-- START --
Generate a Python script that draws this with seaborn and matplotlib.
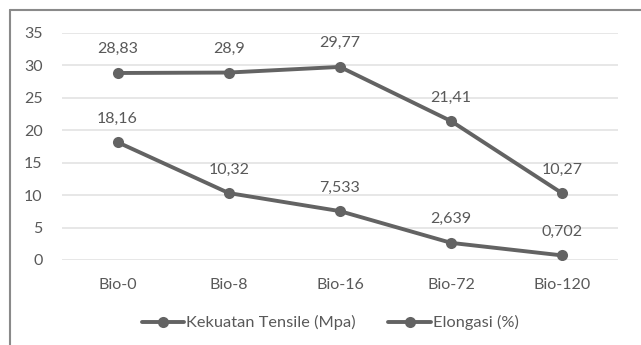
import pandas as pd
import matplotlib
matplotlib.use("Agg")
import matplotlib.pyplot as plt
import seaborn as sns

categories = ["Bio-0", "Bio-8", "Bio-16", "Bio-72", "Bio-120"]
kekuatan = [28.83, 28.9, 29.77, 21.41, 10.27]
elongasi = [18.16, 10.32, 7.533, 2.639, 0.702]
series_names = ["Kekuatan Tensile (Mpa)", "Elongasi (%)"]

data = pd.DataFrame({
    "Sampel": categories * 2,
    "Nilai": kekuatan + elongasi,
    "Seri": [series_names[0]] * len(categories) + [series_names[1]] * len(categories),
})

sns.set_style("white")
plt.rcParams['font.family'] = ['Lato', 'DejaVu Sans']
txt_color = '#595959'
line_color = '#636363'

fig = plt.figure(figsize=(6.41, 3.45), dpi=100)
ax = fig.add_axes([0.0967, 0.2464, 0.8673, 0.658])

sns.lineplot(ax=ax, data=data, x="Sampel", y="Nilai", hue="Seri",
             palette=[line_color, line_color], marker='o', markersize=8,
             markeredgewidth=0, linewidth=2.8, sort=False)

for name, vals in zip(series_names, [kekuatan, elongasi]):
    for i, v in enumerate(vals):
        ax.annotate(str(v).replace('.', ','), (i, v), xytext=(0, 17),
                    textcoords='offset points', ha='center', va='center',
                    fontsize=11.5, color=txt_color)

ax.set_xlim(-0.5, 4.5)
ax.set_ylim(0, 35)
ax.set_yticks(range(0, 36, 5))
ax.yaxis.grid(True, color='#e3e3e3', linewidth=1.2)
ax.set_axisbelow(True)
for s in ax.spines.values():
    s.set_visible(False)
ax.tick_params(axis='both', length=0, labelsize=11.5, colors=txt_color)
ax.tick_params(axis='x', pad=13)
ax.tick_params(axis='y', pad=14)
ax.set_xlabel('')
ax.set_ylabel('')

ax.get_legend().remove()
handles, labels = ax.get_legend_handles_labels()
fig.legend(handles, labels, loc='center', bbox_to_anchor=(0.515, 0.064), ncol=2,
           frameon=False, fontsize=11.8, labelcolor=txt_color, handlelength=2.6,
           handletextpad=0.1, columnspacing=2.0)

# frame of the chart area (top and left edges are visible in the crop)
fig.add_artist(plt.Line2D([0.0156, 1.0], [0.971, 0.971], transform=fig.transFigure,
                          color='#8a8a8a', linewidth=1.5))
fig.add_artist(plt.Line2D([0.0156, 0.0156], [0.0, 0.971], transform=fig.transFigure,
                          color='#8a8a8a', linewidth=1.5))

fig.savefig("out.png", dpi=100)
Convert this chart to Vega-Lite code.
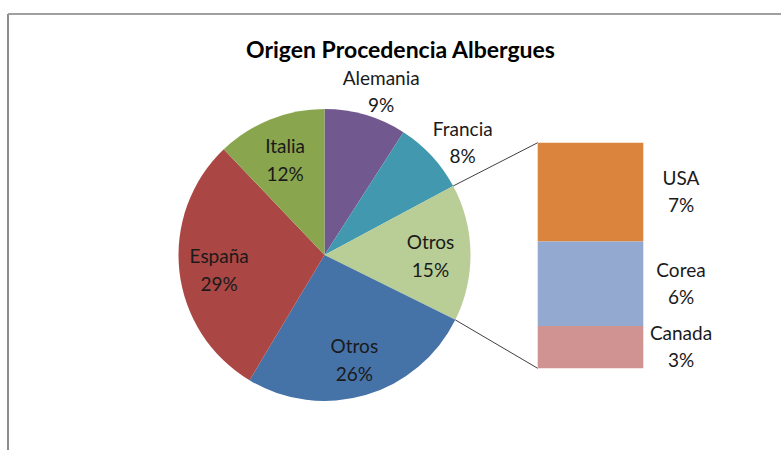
-- END --
WORK REQUIRED = Copy out all the data exactly; skip the pictures.

ANSWER IN FULL =
Generate a Python script that draws this with seaborn and matplotlib.
import pandas as pd
import matplotlib
matplotlib.use("Agg")
import matplotlib.pyplot as plt
import seaborn as sns

categories = ["Bio-0", "Bio-8", "Bio-16", "Bio-72", "Bio-120"]
kekuatan = [28.83, 28.9, 29.77, 21.41, 10.27]
elongasi = [18.16, 10.32, 7.533, 2.639, 0.702]
series_names = ["Kekuatan Tensile (Mpa)", "Elongasi (%)"]

data = pd.DataFrame({
    "Sampel": categories * 2,
    "Nilai": kekuatan + elongasi,
    "Seri": [series_names[0]] * len(categories) + [series_names[1]] * len(categories),
})

sns.set_style("white")
plt.rcParams['font.family'] = ['Lato', 'DejaVu Sans']
txt_color = '#595959'
line_color = '#636363'

fig = plt.figure(figsize=(6.41, 3.45), dpi=100)
ax = fig.add_axes([0.0967, 0.2464, 0.8673, 0.658])

sns.lineplot(ax=ax, data=data, x="Sampel", y="Nilai", hue="Seri",
             palette=[line_color, line_color], marker='o', markersize=8,
             markeredgewidth=0, linewidth=2.8, sort=False)

for name, vals in zip(series_names, [kekuatan, elongasi]):
    for i, v in enumerate(vals):
        ax.annotate(str(v).replace('.', ','), (i, v), xytext=(0, 17),
                    textcoords='offset points', ha='center', va='center',
                    fontsize=11.5, color=txt_color)

ax.set_xlim(-0.5, 4.5)
ax.set_ylim(0, 35)
ax.set_yticks(range(0, 36, 5))
ax.yaxis.grid(True, color='#e3e3e3', linewidth=1.2)
ax.set_axisbelow(True)
for s in ax.spines.values():
    s.set_visible(False)
ax.tick_params(axis='both', length=0, labelsize=11.5, colors=txt_color)
ax.tick_params(axis='x', pad=13)
ax.tick_params(axis='y', pad=14)
ax.set_xlabel('')
ax.set_ylabel('')

ax.get_legend().remove()
handles, labels = ax.get_legend_handles_labels()
fig.legend(handles, labels, loc='center', bbox_to_anchor=(0.515, 0.064), ncol=2,
           frameon=False, fontsize=11.8, labelcolor=txt_color, handlelength=2.6,
           handletextpad=0.1, columnspacing=2.0)

# frame of the chart area (top and left edges are visible in the crop)
fig.add_artist(plt.Line2D([0.0156, 1.0], [0.971, 0.971], transform=fig.transFigure,
                          color='#8a8a8a', linewidth=1.5))
fig.add_artist(plt.Line2D([0.0156, 0.0156], [0.0, 0.971], transform=fig.transFigure,
                          color='#8a8a8a', linewidth=1.5))

fig.savefig("out.png", dpi=100)
Convert this chart to Vega-Lite code.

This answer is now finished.